Il 61% finisce in strada per un licenziamento o il fallimento di un’attività
A Roma le associazioni che si occupano dei senza fissa dimora sono una decina. Caritas, Sant’Egidio, protestanti, laici: una rete sotterranea che ripara guasti e guai della realtà indecorosa in cui viviamo.
Noi invidiamo i Cavalieri di Malta. Si favoleggia che tengano la divisa col mantello, i pasti imbustati come in business class e le coperte con il logo. Ci fanno sentire dilettanti.
Che succede durante la Ronda?
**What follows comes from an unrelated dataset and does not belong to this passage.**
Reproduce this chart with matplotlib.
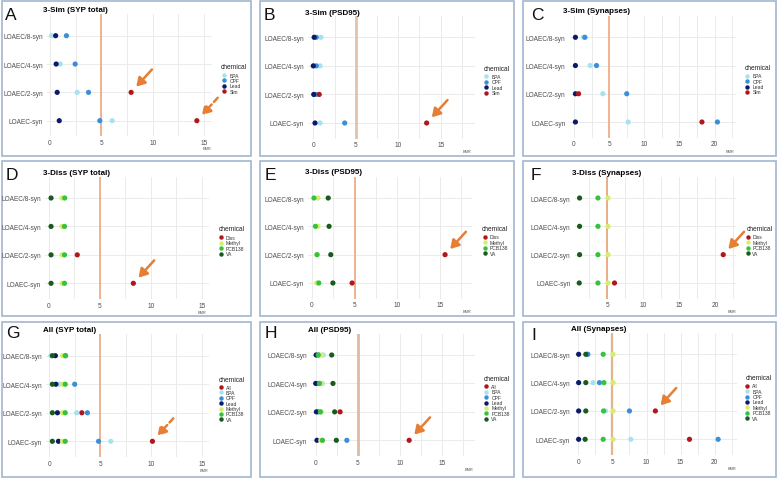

Niente. È questo che vorrei provare a raccontare: niente. Si cammina, si incontra chi dorme in un cartone o chi ha una stanza ma non un lavoro. Condividiamo il cibo, chiacchieriamo, insultiamo Diego.
CLOCHARD TRA I 30 E I 60 ANNI. L’ultima parte è fondamentale. Eva se la prende con la sorella. Si fa qualche gag e poi si riparte. Ci sono anziani, coppie con bambini, ragazze poco più che adolescenti. Chi è consumato dalla strada e può avere dai 30 ai 60 anni.
C’è Elena, che dorme dietro il Vittoriano e l’altro giorno si lamentava che le avevano rubato una collezione di riviste di archeologia. Indiani dal corpo provato non diverso da quelli che t’immagini in una bidonville di Nuova Delhi.
Chi è in giacca e cravatta perché è uscito dal corso di italiano. Un tipo completamente sordo che dorme sotto la vetrina di una banca e non accetta altro che frutta.
RETE DI SOLIDARIETÀ. La roba interessante è che quando partecipi si crea una rete. Racconti quello che fai e c'è qualcuno che ha un'amica che deve liberarsi di vestiti per bambini. Così, tu li recuperi e finiscono in un una casa famiglia.
Conosci un autista e poi questo va a tenere lezione agli immigrati per prendere la patente. Il marito di una ragazza che era con me a Termini è un allenatore: ora fa fare sport ai ragazzi disabili.
Da quando lo faccio mi chiedono come si finisce in strada. Nessuno domanda come se ne esce. Le statistiche dicono per il 61% la causa è un licenziamento o il fallimento di un’attività.
DIVORZIATI A RISCHIO. Per il 59,5% dei casi c’entra anche un divorzio. Roberto, per esempio, aveva quella roba che chiamiamo vita normale. Poi un incidente in auto. Era senza assicurazione. Oltre alla famiglia perse ristorante e casa per pagare le vittime. Non so da quanti anni sta in strada, so che un mese fa ha detto all’amica che a Termini si occupa delle cene: «Non ce la faccio più a non fare niente».
Ora, un giorno sì e uno no, cucina in quattro mense. Anche lui, al prossimo, dà da mangiare. Sono le 22 e 30. Silvia ha avuto un maglione. Abbiamo regalato quattro coperte e finalmente trovato degli scarponcini numero 42 per Giuliano. Si torna a casa.